If the commands in the new scope are verified successfully and the goal is proven, then the goal is proven in the parent scope. No commands can follow the not command in the parent scope.

If not command is terminated with a ; character, the new scope and parent scope end with the next unmatched } character.

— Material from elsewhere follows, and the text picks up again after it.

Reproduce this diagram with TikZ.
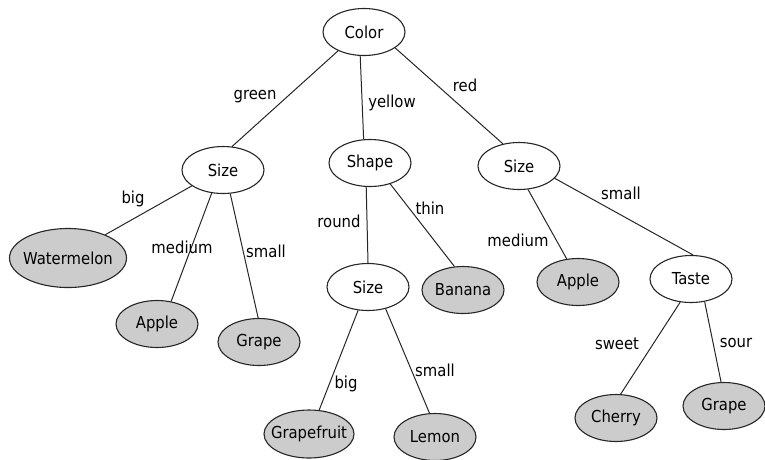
\documentclass[tikz,border=0pt]{standalone}
\usepackage{fontspec}
\setmainfont{DejaVu Sans Condensed}
\usetikzlibrary{shapes.geometric}
\begin{document}
\begin{tikzpicture}[x=1pt,y=-1pt,
  font=\fontsize{16.5}{19}\selectfont,
  tnode/.style={ellipse, draw=black!85, line width=1.1pt, minimum width=82pt, minimum height=47pt, inner sep=0pt, fill=white},
  leaf/.style={tnode, fill=gray!40},
  edge/.style={draw=black!85, line width=1pt},
  elabel/.style={anchor=base, inner sep=0pt}]
\useasboundingbox (0,0) rectangle (765,459);
% nodes
\node[tnode] (color) at (364,32) {\makebox[0pt]{Color}};
\node[tnode] (sizeg) at (223,170) {\makebox[0pt]{Size}};
\node[tnode] (shape) at (370,163) {\makebox[0pt]{Shape}};
\node[tnode] (sizer) at (519,166) {\makebox[0pt]{Size}};
\node[leaf, minimum width=117pt, minimum height=59pt] (water) at (68,258) {\makebox[0pt]{Watermelon}};
\node[leaf] (apple1) at (157,324) {\makebox[0pt]{Apple}};
\node[leaf] (grape1) at (259,342) {\makebox[0pt]{Grape}};
\node[tnode] (sizey) at (368,287) {\makebox[0pt]{Size}};
\node[leaf] (banana) at (463,290) {\makebox[0pt]{Banana}};
\node[leaf] (apple2) at (578,282) {\makebox[0pt]{Apple}};
\node[tnode] (taste) at (691,279) {\makebox[0pt]{Taste}};
\node[leaf, minimum width=90pt, minimum height=48pt] (gfruit) at (309,434) {\makebox[0pt]{Grapefruit}};
\node[leaf] (lemon) at (435,437) {\makebox[0pt]{Lemon}};
\node[leaf] (cherry) at (616,418) {\makebox[0pt]{Cherry}};
\node[leaf] (grape2) at (724,406) {\makebox[0pt]{Grape}};
% edges
\draw[edge] (color.216) -- (sizeg.69);
\draw[edge] (color.261) -- (shape.105);
\draw[edge] (color.333) -- (sizer.126);
\draw[edge] (sizeg.207) -- (water.32);
\draw[edge] (sizeg.244) -- (apple1.58);
\draw[edge] (sizeg.287) -- (grape1.92);
\draw[edge] (shape.261) -- (sizey.90);
\draw[edge] (shape.314) -- (banana.110);
\draw[edge] (sizer.291) -- (apple2.116);
\draw[edge] (sizer.341) -- (taste.85);
\draw[edge] (sizey.247) -- (gfruit.67);
\draw[edge] (sizey.309) -- (lemon.103);
\draw[edge] (taste.245) -- (cherry.79);
\draw[edge] (taste.301) -- (grape2.97);
% edge labels
\node[elabel] (lgreen) at (255,99) {green};
\node[elabel] (lyellow) at (392,107) {yellow};
\node[elabel] (lred) at (465,91) {red};
\node[elabel] (lbig1) at (133,203) {big};
\node[elabel] (lmed1) at (182,253) {medium};
\node[elabel] (lsmall1) at (266,257) {small};
\node[elabel] (lround) at (339,227) {round};
\node[elabel] (lthin) at (430,214) {thin};
\node[elabel] (lmed2) at (518,246) {medium};
\node[elabel] (lsmall2) at (621,199) {small};
\node[elabel] (lbig2) at (346,388) {big};
\node[elabel] (lsmall3) at (435,376) {small};
\node[elabel] (lsweet) at (617,349) {sweet};
\node[elabel] (lsour) at (736,347) {sour};
\end{tikzpicture}
\end{document}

Otherwise, only the new scope ends with the next unmatched } character.

Examples

The following examples showcase the not command:

prove demorgan0[P, Q]: ~P | ~Q -> ~(P & Q){
        assume one_false;
        not P_and_Q;
        return branch(one_false, not_P, not_Q){
                return not_P(P_and_Q);
        } or {
                return not_Q(P_and_Q);
        };
}

prove demorgan1[P, Q]: ~P & ~Q -> ~(P | Q){
        assume not_P, not_Q;
        not P_or_Q;
        return branch(P_or_Q, P_true, Q_true){
                return not_P(P_true);
        } or {
                return not_Q(Q_true);
        };
}

prove demorgan2[P, Q]: ~(P | Q) -> ~P & ~Q{
        assume not_either;
        prove not_P: ~P{
                not P_true;
                return not_either(P_true);
        }
        prove not_Q: ~Q{
                not Q_true;
                return not_either(Q_true);
        }
        return not_P, not_Q;
}

Note

The remaining version of De Morgan’s law (~(P & Q) -> ~P | ~Q) cannot be proven without assuming the law of excluded middle.